/---
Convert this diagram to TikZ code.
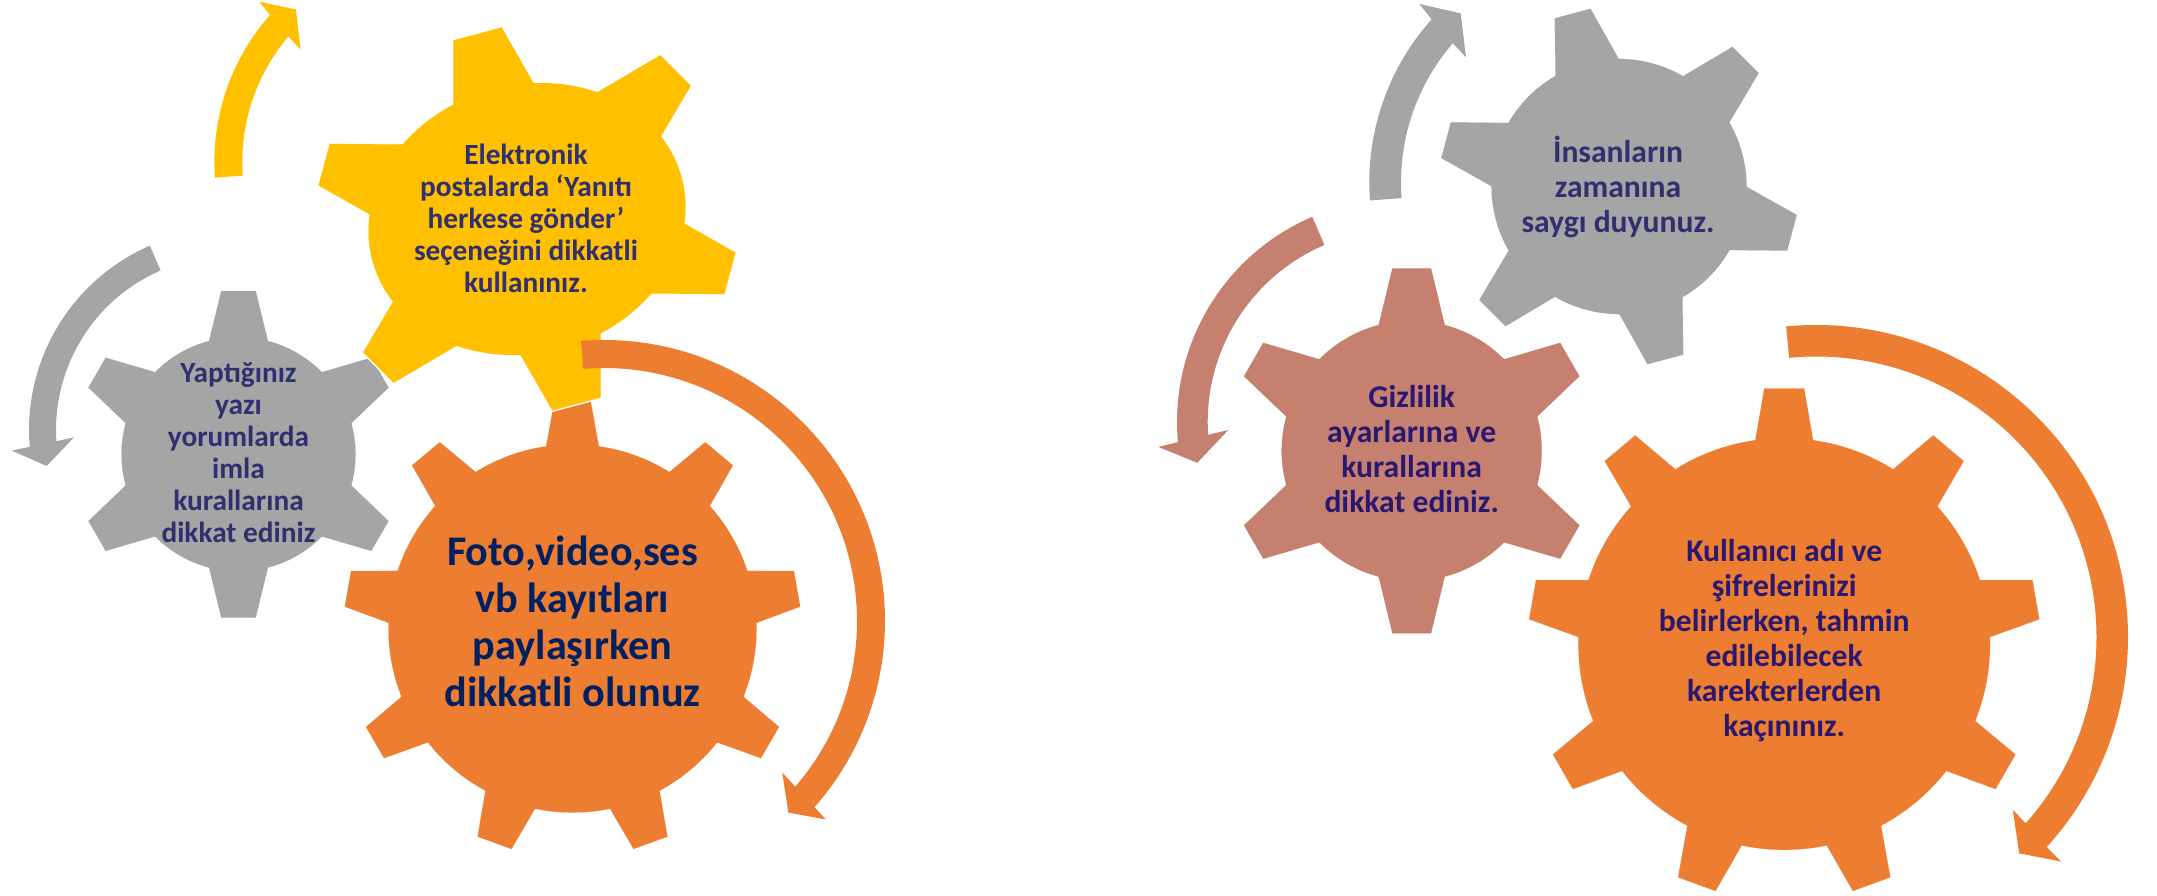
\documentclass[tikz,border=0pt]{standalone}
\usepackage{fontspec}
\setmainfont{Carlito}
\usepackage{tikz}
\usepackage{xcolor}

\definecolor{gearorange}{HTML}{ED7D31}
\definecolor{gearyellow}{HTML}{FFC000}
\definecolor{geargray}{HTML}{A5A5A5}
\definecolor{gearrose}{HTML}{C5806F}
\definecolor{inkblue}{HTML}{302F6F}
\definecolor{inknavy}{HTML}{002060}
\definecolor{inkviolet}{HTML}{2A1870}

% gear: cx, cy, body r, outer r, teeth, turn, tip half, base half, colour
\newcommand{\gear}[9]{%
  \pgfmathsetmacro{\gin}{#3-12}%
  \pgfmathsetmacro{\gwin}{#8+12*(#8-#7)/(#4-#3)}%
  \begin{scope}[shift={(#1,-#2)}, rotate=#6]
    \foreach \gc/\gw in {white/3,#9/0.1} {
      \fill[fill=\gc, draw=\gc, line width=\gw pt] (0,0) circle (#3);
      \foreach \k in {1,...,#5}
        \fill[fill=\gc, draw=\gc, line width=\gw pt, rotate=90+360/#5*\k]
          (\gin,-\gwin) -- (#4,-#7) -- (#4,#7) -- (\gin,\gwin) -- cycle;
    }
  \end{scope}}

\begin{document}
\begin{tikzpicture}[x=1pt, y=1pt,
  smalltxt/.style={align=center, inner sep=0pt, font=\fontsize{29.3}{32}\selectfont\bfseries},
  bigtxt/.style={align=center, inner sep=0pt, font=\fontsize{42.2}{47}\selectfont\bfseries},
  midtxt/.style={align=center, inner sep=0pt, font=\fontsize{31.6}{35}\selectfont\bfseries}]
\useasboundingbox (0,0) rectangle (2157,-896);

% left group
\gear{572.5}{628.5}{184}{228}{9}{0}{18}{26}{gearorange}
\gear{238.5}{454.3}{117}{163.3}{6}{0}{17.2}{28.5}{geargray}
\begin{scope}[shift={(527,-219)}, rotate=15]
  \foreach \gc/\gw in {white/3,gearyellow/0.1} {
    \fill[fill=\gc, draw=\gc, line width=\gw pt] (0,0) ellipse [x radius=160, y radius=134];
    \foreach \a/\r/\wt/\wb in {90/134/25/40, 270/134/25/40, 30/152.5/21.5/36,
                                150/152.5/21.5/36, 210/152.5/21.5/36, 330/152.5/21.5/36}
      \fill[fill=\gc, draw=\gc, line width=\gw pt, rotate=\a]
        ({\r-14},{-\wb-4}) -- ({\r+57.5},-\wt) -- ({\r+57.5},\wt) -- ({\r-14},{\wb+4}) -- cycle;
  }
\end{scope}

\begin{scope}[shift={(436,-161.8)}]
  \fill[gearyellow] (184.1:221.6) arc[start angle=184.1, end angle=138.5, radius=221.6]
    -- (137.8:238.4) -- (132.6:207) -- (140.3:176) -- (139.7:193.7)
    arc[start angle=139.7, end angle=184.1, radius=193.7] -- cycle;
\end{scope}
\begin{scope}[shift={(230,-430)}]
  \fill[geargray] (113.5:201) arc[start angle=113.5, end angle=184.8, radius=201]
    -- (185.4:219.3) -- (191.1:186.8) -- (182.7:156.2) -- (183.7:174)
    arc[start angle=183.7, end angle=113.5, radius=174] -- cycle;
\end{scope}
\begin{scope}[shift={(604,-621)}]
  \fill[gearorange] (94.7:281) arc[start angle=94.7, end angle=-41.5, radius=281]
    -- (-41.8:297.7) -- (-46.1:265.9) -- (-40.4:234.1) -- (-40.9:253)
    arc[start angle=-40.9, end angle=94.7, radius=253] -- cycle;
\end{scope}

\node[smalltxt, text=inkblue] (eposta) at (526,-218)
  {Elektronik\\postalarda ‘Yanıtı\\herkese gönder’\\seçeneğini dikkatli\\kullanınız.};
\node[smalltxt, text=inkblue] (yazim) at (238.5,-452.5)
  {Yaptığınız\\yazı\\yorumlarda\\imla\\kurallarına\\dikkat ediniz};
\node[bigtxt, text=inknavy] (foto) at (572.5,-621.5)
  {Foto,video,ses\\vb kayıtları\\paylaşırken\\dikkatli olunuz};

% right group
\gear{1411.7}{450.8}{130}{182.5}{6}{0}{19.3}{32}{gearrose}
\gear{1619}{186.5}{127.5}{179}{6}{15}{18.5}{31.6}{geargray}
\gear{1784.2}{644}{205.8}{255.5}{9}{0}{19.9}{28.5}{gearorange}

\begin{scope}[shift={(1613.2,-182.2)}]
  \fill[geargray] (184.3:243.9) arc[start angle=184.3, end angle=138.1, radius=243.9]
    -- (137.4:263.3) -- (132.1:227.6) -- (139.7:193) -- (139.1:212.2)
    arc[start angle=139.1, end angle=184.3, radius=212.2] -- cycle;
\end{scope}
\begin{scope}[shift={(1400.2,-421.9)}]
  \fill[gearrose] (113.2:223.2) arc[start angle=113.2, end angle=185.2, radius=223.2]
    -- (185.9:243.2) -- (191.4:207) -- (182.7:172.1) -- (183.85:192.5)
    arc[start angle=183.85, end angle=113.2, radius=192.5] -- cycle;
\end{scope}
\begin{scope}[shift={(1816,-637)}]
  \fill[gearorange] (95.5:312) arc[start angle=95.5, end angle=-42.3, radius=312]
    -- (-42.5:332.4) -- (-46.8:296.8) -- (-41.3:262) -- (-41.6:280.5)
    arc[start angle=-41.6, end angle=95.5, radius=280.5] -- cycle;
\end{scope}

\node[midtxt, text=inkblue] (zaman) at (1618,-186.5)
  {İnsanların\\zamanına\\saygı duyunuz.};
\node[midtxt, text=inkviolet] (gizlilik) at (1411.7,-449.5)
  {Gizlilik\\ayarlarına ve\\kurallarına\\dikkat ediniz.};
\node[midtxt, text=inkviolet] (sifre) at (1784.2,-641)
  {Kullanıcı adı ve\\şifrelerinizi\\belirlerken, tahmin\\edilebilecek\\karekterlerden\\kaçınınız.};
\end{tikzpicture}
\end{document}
\---
Exercise goal:
Output the data above without changes, apart from leaving out the pictures.

Finished answer:
Convert this diagram to TikZ code.
\documentclass[tikz,border=0pt]{standalone}
\usepackage{fontspec}
\setmainfont{Carlito}
\usepackage{tikz}
\usepackage{xcolor}

\definecolor{gearorange}{HTML}{ED7D31}
\definecolor{gearyellow}{HTML}{FFC000}
\definecolor{geargray}{HTML}{A5A5A5}
\definecolor{gearrose}{HTML}{C5806F}
\definecolor{inkblue}{HTML}{302F6F}
\definecolor{inknavy}{HTML}{002060}
\definecolor{inkviolet}{HTML}{2A1870}

% gear: cx, cy, body r, outer r, teeth, turn, tip half, base half, colour
\newcommand{\gear}[9]{%
  \pgfmathsetmacro{\gin}{#3-12}%
  \pgfmathsetmacro{\gwin}{#8+12*(#8-#7)/(#4-#3)}%
  \begin{scope}[shift={(#1,-#2)}, rotate=#6]
    \foreach \gc/\gw in {white/3,#9/0.1} {
      \fill[fill=\gc, draw=\gc, line width=\gw pt] (0,0) circle (#3);
      \foreach \k in {1,...,#5}
        \fill[fill=\gc, draw=\gc, line width=\gw pt, rotate=90+360/#5*\k]
          (\gin,-\gwin) -- (#4,-#7) -- (#4,#7) -- (\gin,\gwin) -- cycle;
    }
  \end{scope}}

\begin{document}
\begin{tikzpicture}[x=1pt, y=1pt,
  smalltxt/.style={align=center, inner sep=0pt, font=\fontsize{29.3}{32}\selectfont\bfseries},
  bigtxt/.style={align=center, inner sep=0pt, font=\fontsize{42.2}{47}\selectfont\bfseries},
  midtxt/.style={align=center, inner sep=0pt, font=\fontsize{31.6}{35}\selectfont\bfseries}]
\useasboundingbox (0,0) rectangle (2157,-896);

% left group
\gear{572.5}{628.5}{184}{228}{9}{0}{18}{26}{gearorange}
\gear{238.5}{454.3}{117}{163.3}{6}{0}{17.2}{28.5}{geargray}
\begin{scope}[shift={(527,-219)}, rotate=15]
  \foreach \gc/\gw in {white/3,gearyellow/0.1} {
    \fill[fill=\gc, draw=\gc, line width=\gw pt] (0,0) ellipse [x radius=160, y radius=134];
    \foreach \a/\r/\wt/\wb in {90/134/25/40, 270/134/25/40, 30/152.5/21.5/36,
                                150/152.5/21.5/36, 210/152.5/21.5/36, 330/152.5/21.5/36}
      \fill[fill=\gc, draw=\gc, line width=\gw pt, rotate=\a]
        ({\r-14},{-\wb-4}) -- ({\r+57.5},-\wt) -- ({\r+57.5},\wt) -- ({\r-14},{\wb+4}) -- cycle;
  }
\end{scope}

\begin{scope}[shift={(436,-161.8)}]
  \fill[gearyellow] (184.1:221.6) arc[start angle=184.1, end angle=138.5, radius=221.6]
    -- (137.8:238.4) -- (132.6:207) -- (140.3:176) -- (139.7:193.7)
    arc[start angle=139.7, end angle=184.1, radius=193.7] -- cycle;
\end{scope}
\begin{scope}[shift={(230,-430)}]
  \fill[geargray] (113.5:201) arc[start angle=113.5, end angle=184.8, radius=201]
    -- (185.4:219.3) -- (191.1:186.8) -- (182.7:156.2) -- (183.7:174)
    arc[start angle=183.7, end angle=113.5, radius=174] -- cycle;
\end{scope}
\begin{scope}[shift={(604,-621)}]
  \fill[gearorange] (94.7:281) arc[start angle=94.7, end angle=-41.5, radius=281]
    -- (-41.8:297.7) -- (-46.1:265.9) -- (-40.4:234.1) -- (-40.9:253)
    arc[start angle=-40.9, end angle=94.7, radius=253] -- cycle;
\end{scope}

\node[smalltxt, text=inkblue] (eposta) at (526,-218)
  {Elektronik\\postalarda ‘Yanıtı\\herkese gönder’\\seçeneğini dikkatli\\kullanınız.};
\node[smalltxt, text=inkblue] (yazim) at (238.5,-452.5)
  {Yaptığınız\\yazı\\yorumlarda\\imla\\kurallarına\\dikkat ediniz};
\node[bigtxt, text=inknavy] (foto) at (572.5,-621.5)
  {Foto,video,ses\\vb kayıtları\\paylaşırken\\dikkatli olunuz};

% right group
\gear{1411.7}{450.8}{130}{182.5}{6}{0}{19.3}{32}{gearrose}
\gear{1619}{186.5}{127.5}{179}{6}{15}{18.5}{31.6}{geargray}
\gear{1784.2}{644}{205.8}{255.5}{9}{0}{19.9}{28.5}{gearorange}

\begin{scope}[shift={(1613.2,-182.2)}]
  \fill[geargray] (184.3:243.9) arc[start angle=184.3, end angle=138.1, radius=243.9]
    -- (137.4:263.3) -- (132.1:227.6) -- (139.7:193) -- (139.1:212.2)
    arc[start angle=139.1, end angle=184.3, radius=212.2] -- cycle;
\end{scope}
\begin{scope}[shift={(1400.2,-421.9)}]
  \fill[gearrose] (113.2:223.2) arc[start angle=113.2, end angle=185.2, radius=223.2]
    -- (185.9:243.2) -- (191.4:207) -- (182.7:172.1) -- (183.85:192.5)
    arc[start angle=183.85, end angle=113.2, radius=192.5] -- cycle;
\end{scope}
\begin{scope}[shift={(1816,-637)}]
  \fill[gearorange] (95.5:312) arc[start angle=95.5, end angle=-42.3, radius=312]
    -- (-42.5:332.4) -- (-46.8:296.8) -- (-41.3:262) -- (-41.6:280.5)
    arc[start angle=-41.6, end angle=95.5, radius=280.5] -- cycle;
\end{scope}

\node[midtxt, text=inkblue] (zaman) at (1618,-186.5)
  {İnsanların\\zamanına\\saygı duyunuz.};
\node[midtxt, text=inkviolet] (gizlilik) at (1411.7,-449.5)
  {Gizlilik\\ayarlarına ve\\kurallarına\\dikkat ediniz.};
\node[midtxt, text=inkviolet] (sifre) at (1784.2,-641)
  {Kullanıcı adı ve\\şifrelerinizi\\belirlerken, tahmin\\edilebilecek\\karekterlerden\\kaçınınız.};
\end{tikzpicture}
\end{document}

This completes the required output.